Googlebot crawls and indexes first 15MB HTML content

An update to Googlebot’s help document contains confirmation that it will crawl the first 15MB of a webpage and that anything after that threshold will not be included in ranking calculations.

Google specifies in the help document:

“All resources referenced in the HTML such as images, videos, CSS, and JavaScript are fetched separately.

After the first 15MB of the file, Googlebot stops crawling and only considers the first 15MB of the file for indexing.

The file size limit is applied to uncompressed data.

This left some in the SEO community wonder if that meant that Googlebot would completely ignore text that falls below images at break in HTML files.

“It’s specific to the HTML file itself, as written,” John Mueller, Google Search Advocate, clarified via Twitter.

“Resources/embedded content extracted with IMG tags are not part of the HTML file.”

What this means for SEO

To ensure it is weighted by Googlebot, important content should now be included at the top of web pages.

This means that the code should be structured to place the SEO-relevant information with the first 15MB in a supported HTML or text file.

This also means that images and videos should be compressed and not encoded directly into HTML code, whenever possible.

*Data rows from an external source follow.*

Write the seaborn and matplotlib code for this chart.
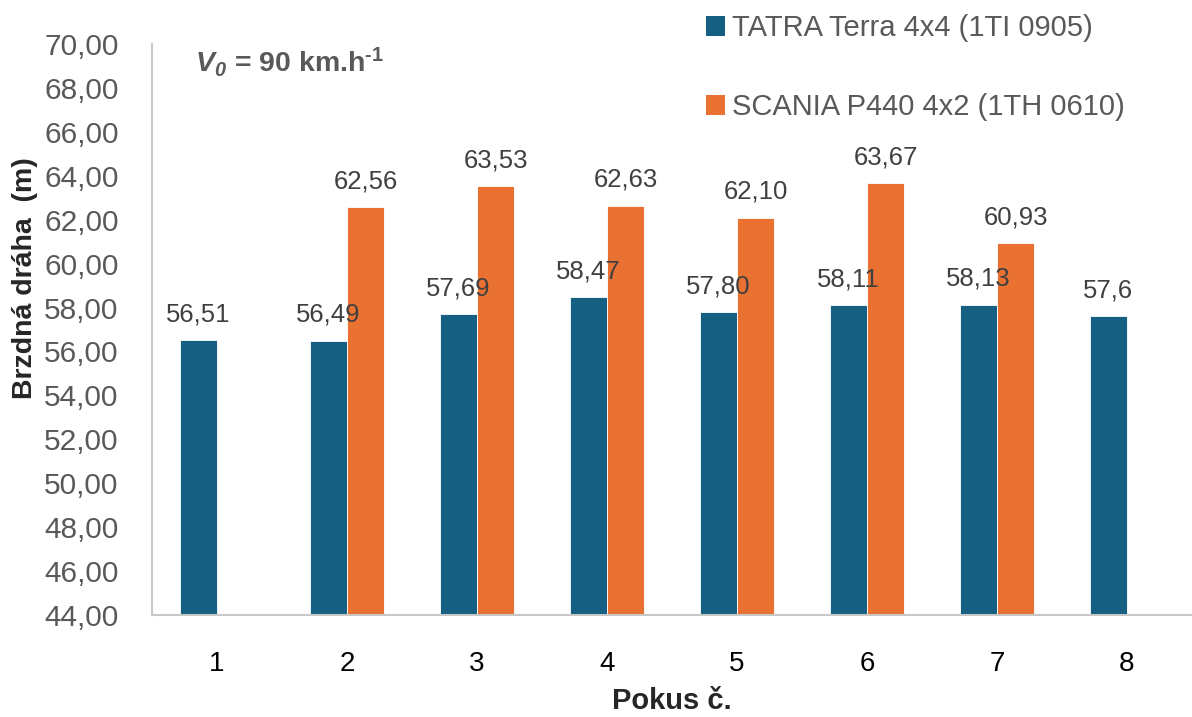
import matplotlib
matplotlib.use("Agg")
import matplotlib.pyplot as plt
import seaborn as sns
import numpy as np
import pandas as pd
from matplotlib.patches import Patch

pokus = ["1", "2", "3", "4", "5", "6", "7", "8"]
tatra = [56.51, 56.49, 57.69, 58.47, 57.80, 58.11, 58.13, 57.60]
scania = [np.nan, 62.56, 63.53, 62.63, 62.10, 63.67, 60.93, np.nan]
tatra_labels = ["56,51", "56,49", "57,69", "58,47", "57,80", "58,11", "58,13", "57,6"]
scania_labels = ["", "62,56", "63,53", "62,63", "62,10", "63,67", "60,93", ""]
series_names = ["TATRA Terra 4x4 (1TI 0905)", "SCANIA P440 4x2 (1TH 0610)"]
yticks = list(range(44, 71, 2))

sns.set_theme(style="white")
plt.rcParams["font.family"] = ["Liberation Sans", "DejaVu Sans"]
plt.rcParams["mathtext.fontset"] = "custom"
plt.rcParams["mathtext.rm"] = "Liberation Sans"
plt.rcParams["mathtext.it"] = "Liberation Sans:italic"
plt.rcParams["mathtext.bf"] = "Liberation Sans:bold"
plt.rcParams["mathtext.bfit"] = "Liberation Sans:bold:italic"

df = pd.DataFrame({
    "Pokus": pokus * 2,
    "value": tatra + scania,
    "series": [series_names[0]] * 8 + [series_names[1]] * 8,
})

fig = plt.figure(figsize=(11.92, 7.17), dpi=100)
ax = fig.add_axes([0.1275, 0.1423, 0.8725, 0.7963])

colors = ["#156082", "#E97132"]
sns.barplot(data=df, x="Pokus", y="value", hue="series", order=pokus,
            hue_order=series_names, palette=colors, saturation=1,
            width=0.57, gap=0, edgecolor="white", linewidth=0.6,
            ax=ax, legend=False)

ax.set_ylim(44, 70)
ax.set_xlim(-0.5, 7.5)
ax.set_yticks(yticks)
ax.set_yticklabels([f"{t:.2f}".replace(".", ",") for t in yticks],
                   fontsize=21.5, color="#595959")
ax.tick_params(axis="x", labelsize=20, colors="#000000", pad=26, length=0)
ax.tick_params(axis="y", length=0, pad=24)

for s in ["top", "right"]:
    ax.spines[s].set_visible(False)
for s in ["left", "bottom"]:
    ax.spines[s].set_color("#c8c8c8")
    ax.spines[s].set_linewidth(1.5)

ax.set_xlabel("Pokus č.", fontsize=21, fontweight="bold", labelpad=7)
ax.set_ylabel("Brzdná dráha  (m)", fontsize=20.5, fontweight="bold")
ax.yaxis.set_label_coords(-0.110, 0.59)

# data labels
off = 0.57 / 4
for i in range(8):
    if not np.isnan(tatra[i]):
        ax.annotate(tatra_labels[i], (i - off, tatra[i]), xytext=(0, 10),
                    textcoords="offset points", ha="center", va="bottom",
                    fontsize=18.5, color="#404040", zorder=5)
    if not np.isnan(scania[i]):
        ax.annotate(scania_labels[i], (i + off, scania[i]), xytext=(0, 10),
                    textcoords="offset points", ha="center", va="bottom",
                    fontsize=18.5, color="#404040", zorder=5)

ax.text(0.041, 0.968, "$\\mathbfit{V}_{\\mathbfit{0}}$ = 90 km.h$^{\\mathbf{\u2010}\\mathbf{1}}$",
        transform=ax.transAxes, fontsize=20.5, fontweight="bold",
        color="#595959", ha="left", va="center")

handles = [Patch(facecolor=c, edgecolor="none") for c in colors]
fig.legend(handles, series_names, loc="upper left", bbox_to_anchor=(0.57, 1.017),
           frameon=False, fontsize=21, labelcolor="#595959", labelspacing=1.75,
           handlelength=0.65, handleheight=0.65, handletextpad=0.25)

fig.savefig("out.png", dpi=100)
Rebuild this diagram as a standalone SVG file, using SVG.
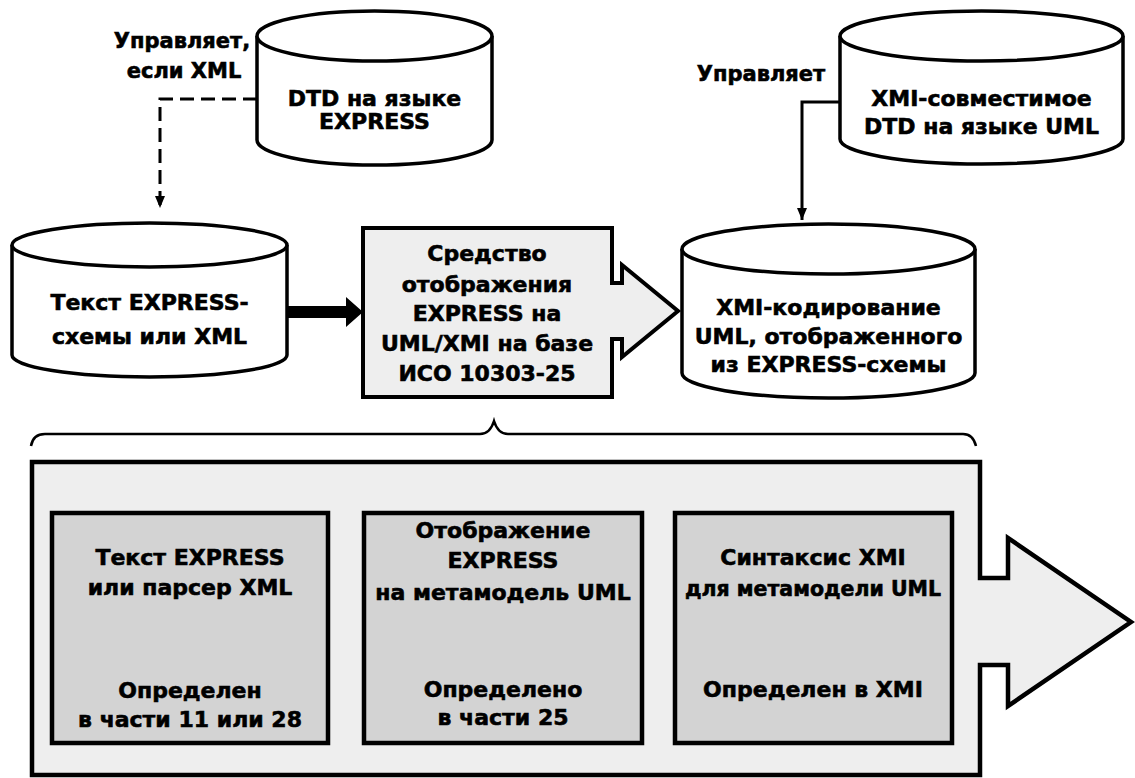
<svg xmlns="http://www.w3.org/2000/svg" width="1135" height="778" viewBox="0 0 1135 778">
  <defs>
    <style>
      text { font-family: "DejaVu Sans", "Liberation Sans", sans-serif; font-weight: bold; font-size: 22px; fill: #000; stroke: #000; stroke-width: 0.6; text-anchor: middle; }
      text.lbl { font-size: 21px; }
      text.sm { font-size: 20.5px; }
      .cyl { fill: #fff; stroke: #000; stroke-width: 3.5; }
      .conn { fill: none; stroke: #000; stroke-width: 3; }
      .dash { stroke-dasharray: 14 7; }
      .inner { fill: #d3d3d3; stroke: #000; stroke-width: 4.5; }
      .panel { fill: #eeeeee; stroke: #000; stroke-width: 4.5; stroke-linejoin: miter; }
      .tool { fill: #eeeeee; stroke: #000; stroke-width: 4; stroke-linejoin: miter; }
      .brace { fill: none; stroke: #000; stroke-width: 2.5; }
    </style>
    <marker id="ah" markerUnits="userSpaceOnUse" markerWidth="12" markerHeight="14" refX="12" refY="6" orient="auto">
      <path d="M0,1 L12,6 L0,11 Z" fill="#000"/>
    </marker>
  </defs>

  <g id="connectors">
    <path class="conn dash" d="M257,99 H160 V208" marker-end="url(#ah)"/>
    <path class="conn" d="M840,102 H802 V220" marker-end="url(#ah)"/>
    <path d="M288,306 H346 V297 L363,312 L346,327 V318 H288 Z" fill="#000"/>
    <path class="brace" d="M31,446 Q33,434 45,434 H480 Q490,434 494,421 Q498,434 508,434 H963 Q973,434 976,446"/>
  </g>

  <g id="dtd-express">
    <path class="cyl" d="M257,36 V140 A117.5,25 0 0 0 492,140 V36"/>
    <ellipse class="cyl" cx="374.5" cy="36" rx="117.5" ry="25"/>
    <text x="374.5" y="106">DTD на языке</text>
    <text x="374.5" y="129">EXPRESS</text>
  </g>

  <g id="label-left">
    <text class="lbl" x="182" y="48">Управляет,</text>
    <text class="lbl" x="184" y="78">если XML</text>
  </g>

  <g id="xmi-dtd-uml">
    <path class="cyl" d="M840,36 V139 A141.5,25 0 0 0 1123,139 V36"/>
    <ellipse class="cyl" cx="981.5" cy="36" rx="141.5" ry="25"/>
    <text x="981.5" y="106">XMI-совместимое</text>
    <text x="981.5" y="134">DTD на языке UML</text>
  </g>

  <g id="label-right">
    <text class="lbl" x="761" y="81">Управляет</text>
  </g>

  <g id="express-text">
    <path class="cyl" d="M12,245 V355 A137.5,22 0 0 0 287,355 V245"/>
    <ellipse class="cyl" cx="149.5" cy="245" rx="137.5" ry="22"/>
    <text x="149.5" y="310">Текст EXPRESS-</text>
    <text x="149.5" y="344">схемы или XML</text>
  </g>

  <g id="mapping-tool">
    <path class="tool" d="M363,228 H612 V283 H622 V265 L678,311 L622,357 V339 H612 V397 H363 Z"/>
    <text x="487" y="261">Средство</text>
    <text x="487" y="292">отображения</text>
    <text x="487" y="321">EXPRESS на</text>
    <text x="487" y="351">UML/XMI на базе</text>
    <text x="487" y="381">ИСО 10303-25</text>
  </g>

  <g id="xmi-encoding">
    <path class="cyl" d="M682,249 V373 A146.5,25 0 0 0 975,373 V249"/>
    <ellipse class="cyl" cx="828.5" cy="249" rx="146.5" ry="25"/>
    <text x="828.5" y="315">XMI-кодирование</text>
    <text x="828.5" y="344">UML, отображенного</text>
    <text x="828.5" y="372">из EXPRESS-схемы</text>
  </g>

  <g id="panel">
    <path class="panel" d="M32,462 H980 V578 H1008 V538 L1131,622 L1008,706 V665 H980 V775 H32 Z"/>
  </g>

  <g id="box-parser">
    <rect class="inner" x="52" y="513" width="276" height="230"/>
    <text x="190" y="565">Текст EXPRESS</text>
    <text x="190" y="595">или парсер XML</text>
    <text x="190" y="698">Определен</text>
    <text x="190" y="727">в части 11 или 28</text>
  </g>

  <g id="box-mapping">
    <rect class="inner" x="364" y="513" width="278" height="230"/>
    <text x="503" y="538">Отображение</text>
    <text x="503" y="568">EXPRESS</text>
    <text x="503" y="600">на метамодель UML</text>
    <text x="503" y="697">Определено</text>
    <text x="503" y="725">в части 25</text>
  </g>

  <g id="box-syntax">
    <rect class="inner" x="675" y="513" width="277" height="230"/>
    <text x="813" y="565">Синтаксис XMI</text>
    <text class="sm" x="813" y="596">для метамодели UML</text>
    <text x="813" y="697">Определен в XMI</text>
  </g>
</svg>
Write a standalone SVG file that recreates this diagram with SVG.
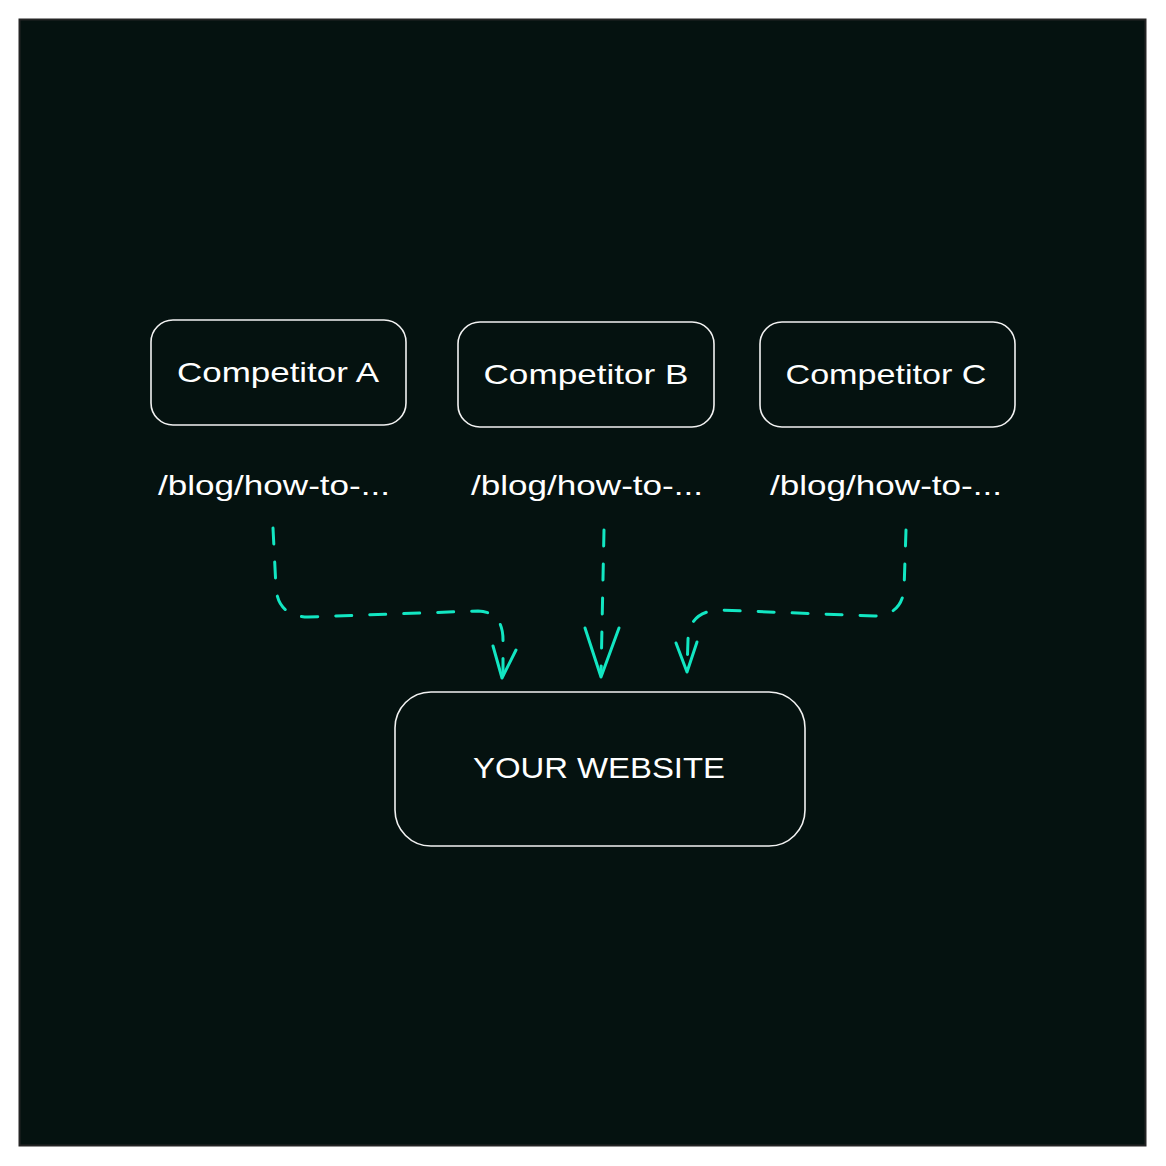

SEO best practices currently recommend keeping HTML pages to 100KB or less, so many sites will not be affected by this change. Page size can be checked with a variety of tools, including Google Page Speed ​​Insights.

In theory, it might sound worrying that you could potentially have content on a page that isn’t being used for indexing. In practice, however, 15MB is a considerable amount of HTML.

As Google indicates, assets such as images and videos are fetched separately. From Google’s wording, it appears that this 15MB threshold only applies to HTML.

It would be difficult to break this limit with HTML unless you were publishing the text of entire books on a single page.

If you have pages that exceed 15MB of HTML, chances are you have underlying issues that need to be fixed anyway.

Editor’s note: An earlier version of this article stated that Google had just announced that this was a new practice. Google’s John Mueller clarified in a tweet: “It’s not a change, it’s just that it hasn’t been officially documented before…” and this article has been updated to reflect that.